According to David Wise, the few in Congress that actually knew about WISP assumed that it would never be activated unless Congress declared war.

Wise further states that:

“they [Congress] are wrong. The censors can be ordered into action and the code put into effect at any time the President of the United States wishes to do so. He would not necessarily have to declare a national emergency; there would not have to be a declaration of war.”

The devil is in the details.

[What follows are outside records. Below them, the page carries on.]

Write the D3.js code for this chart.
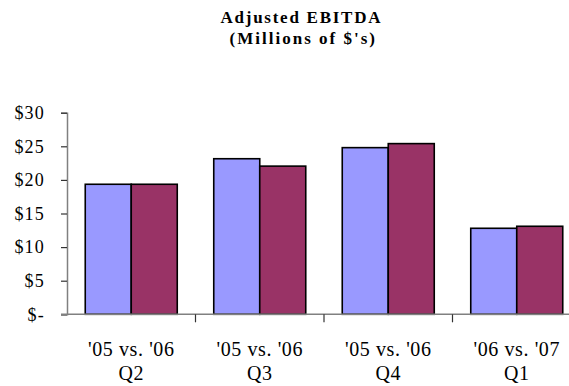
<!DOCTYPE html>
<html>

<head>
    <meta charset="utf-8">
    <script src="https://cdn.jsdelivr.net/npm/d3@7"></script>
    <style>
        body { margin: 0; background: #fff; }
        text { font-family: "Liberation Serif", "Times New Roman", serif; fill: #000; }
    </style>
</head>

<body>
    <div id="container"></div>
    <script>
        // chart data
        const categories = ["'05 vs. '06|Q2", "'05 vs. '06|Q3", "'05 vs. '06|Q4", "'06 vs. '07|Q1"];
        const series = ["prior", "current"];
        const priorValues = [19.35, 23.15, 24.8, 12.8];
        const currentValues = [19.35, 22.05, 25.4, 13.1];
        const yTicks = [0, 5, 10, 15, 20, 25, 30];

        const width = 569, height = 386;
        const colors = { prior: "#9999FF", current: "#993366" };

        const svg = d3.select("#container").append("svg")
            .attr("width", width)
            .attr("height", height);

        // title, stretched to the width it has in the original
        const title = svg.append("g")
            .style("font-weight", "bold")
            .style("font-size", "17px");
        title.append("text")
            .attr("x", 220.5).attr("y", 23)
            .attr("textLength", 160)
            .attr("lengthAdjust", "spacing")
            .text("Adjusted EBITDA");
        title.append("text")
            .attr("x", 229.5).attr("y", 44)
            .attr("textLength", 145.5)
            .attr("lengthAdjust", "spacing")
            .text("(Millions of $'s)");

        const x0 = d3.scaleBand()
            .domain(categories)
            .range([67, 581])
            .paddingInner(0.284)
            .paddingOuter(0.142);

        const x1 = d3.scaleBand()
            .domain(series)
            .range([0, x0.bandwidth()]);

        const y = d3.scaleLinear()
            .domain([0, 30])
            .range([314.3, 112.7]);

        const rows = categories.map((c, i) => ({
            cat: c,
            vals: [
                { key: "prior", value: priorValues[i] },
                { key: "current", value: currentValues[i] }
            ]
        }));

        // bars
        svg.append("g")
            .selectAll("g")
            .data(rows)
            .join("g")
            .attr("transform", d => `translate(${x0(d.cat)},0)`)
            .selectAll("rect")
            .data(d => d.vals)
            .join("rect")
            .attr("x", d => x1(d.key))
            .attr("y", d => y(d.value))
            .attr("width", x1.bandwidth())
            .attr("height", d => y(0) - y(d.value))
            .attr("fill", d => colors[d.key])
            .attr("stroke", "#000")
            .attr("stroke-width", 1.6);

        // y axis
        const yAxis = svg.append("g")
            .attr("transform", "translate(67,0)")
            .call(d3.axisLeft(y)
                .tickValues(yTicks)
                .tickSize(6)
                .tickPadding(16)
                .tickFormat(d => d === 0 ? "$-" : "$" + d));
        yAxis.select(".domain").attr("stroke", "#808080").attr("stroke-width", 1.5);
        yAxis.selectAll(".tick line").attr("stroke", "#333").attr("stroke-width", 1.2);
        yAxis.selectAll("text")
            .style("font-size", "18px")
            .style("letter-spacing", "1.2px")
            .attr("fill", "#000");

        // x axis
        const xAxis = svg.append("g")
            .attr("transform", `translate(0,${y(0)})`);
        xAxis.append("line")
            .attr("x1", 61).attr("x2", width)
            .attr("stroke", "#808080")
            .attr("stroke-width", 1.5);
        const step = x0.step();
        xAxis.selectAll("line.tick")
            .data(categories.slice(1))
            .join("line")
            .attr("class", "tick")
            .attr("x1", d => x0(d) - step * 0.142)
            .attr("x2", d => x0(d) - step * 0.142)
            .attr("y1", 0).attr("y2", 8)
            .attr("stroke", "#333")
            .attr("stroke-width", 1.2);

        const labels = xAxis.selectAll("text")
            .data(categories)
            .join("text")
            .attr("text-anchor", "middle")
            .style("font-size", "20px")
            .style("letter-spacing", "0.6px");
        labels.append("tspan")
            .attr("x", d => x0(d) + x0.bandwidth() / 2)
            .attr("y", 42)
            .text(d => d.split("|")[0]);
        labels.append("tspan")
            .attr("x", d => x0(d) + x0.bandwidth() / 2)
            .attr("y", 66)
            .text(d => d.split("|")[1]);
    </script>
</body>

</html>
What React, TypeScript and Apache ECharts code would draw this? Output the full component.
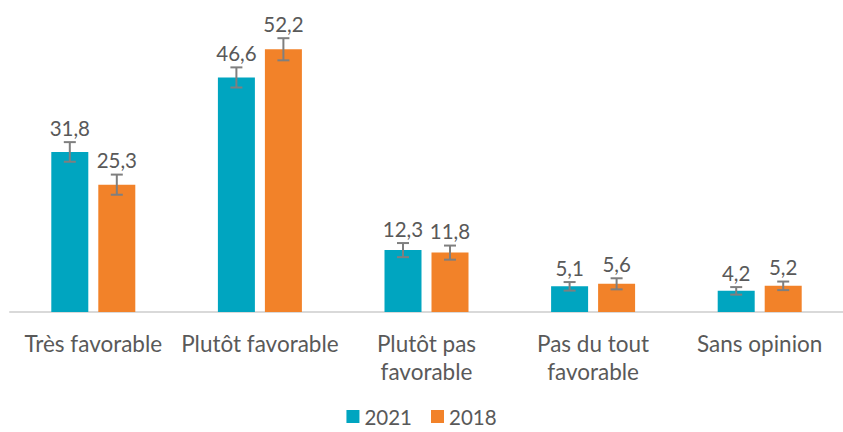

The standby Executive Order refers to the ‘present emergency situation’ (which could mean really just about anything) and the ‘Office of Censorship Basic Plan’ lists ‘contingencies’ that ‘may require imposition of censorship’ as ‘(a) general war; and (b) limited war, or conflicts of the ‘brush-fire’ type, in which U.S. Forces are involved elsewhere in the world on land, sea, or in the air.’

Also under the proposed standby law, “Whenever the President shall deem that the public safety demands it, he may cause to be intercepted, examined, and controlled communications by mail, cable, radio, television, or other means of transmission crossing the borders of the United States.”

On an interesting side note, according to the organizational chart of WISP’s Special Analysis Division or SAD, “one of its principal tasks was to prepare a ‘National Watchlist’, which Representative Moorhead charged would apparently contain the names of politically ‘questionable’ American citizens.”

With these facts in mind we can more easily understand the BP Gulf Disaster and Fukushima Meltdown media blackouts. Or at least, the legal reasoning behind it.

The sad fact is however, that corporate greed far outweighs the people’s need to be safe and healthy. I ask you, if a man fails to warn his neighbor that a bottle of poison has spilled over into his drink, and the neighbor dies as a result of drinking the poisonous cocktail, would not that man be responsible for his neighbor’s death?

Does government not have a duty and obligation to warn its citizens of danger? Or does government have more of a duty and obligation to protect the profit margins of global corporations at the expense, and even the lives, of law abiding, patriotic Americans?